Le jury a délibéré durant trois heures avant de revenir, à 21h10, avec un verdict d’acquittement. Selon l’auteur Raymond Ouimet, Bertrand a continué de courir les femmes et après quelques mois seulement, il avait dépensé tout l’argent de l’assurance. En juin 1936, c’est avec l’aide d’un complice qu’il a braqué une banque. En tirant un coup de feu, il a manqué de tuer le gérant de l’établissement. Arrêté deux jours plus tard, Bertrand a écopé d’une sentence de 15 ans avant d’être transféré au pénitencier de Kingston. Il a été libéré le 9 mars 1948.[8]

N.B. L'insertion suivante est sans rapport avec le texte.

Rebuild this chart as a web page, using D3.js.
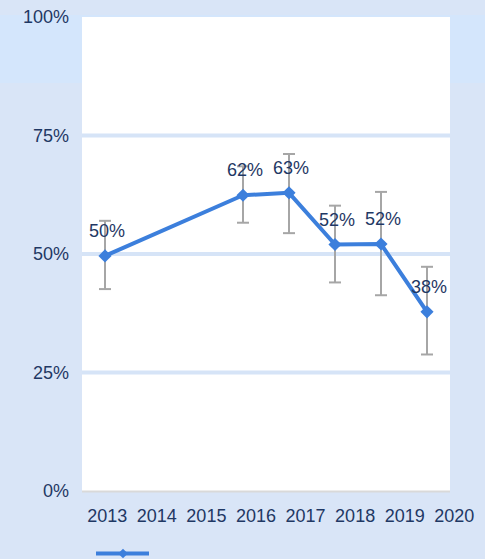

            En 1951, on l’a accusé du meurtre de sa deuxième femme. Encore une fois, il aurait agi dans le but de toucher l’argent des assurances et de l’héritage. (1951, 10 novembre – Dolorosa Trépanier).


 

[1] La Patrie, 4 décembre 1935.

[2] Ibid.

[3] La Patrie, 5 décembre 1935.

[4] La Patrie, 5 décembre 1935.

[5] La Patrie, 6 décembre 1935.

[6] La Patrie, 6 décembre 1935.

[7] La Patrie, 7 décembre 1935.

[8] Raymond Ouimet, Tuxedo Kid la beauté du diable, 2018, p. 75-86.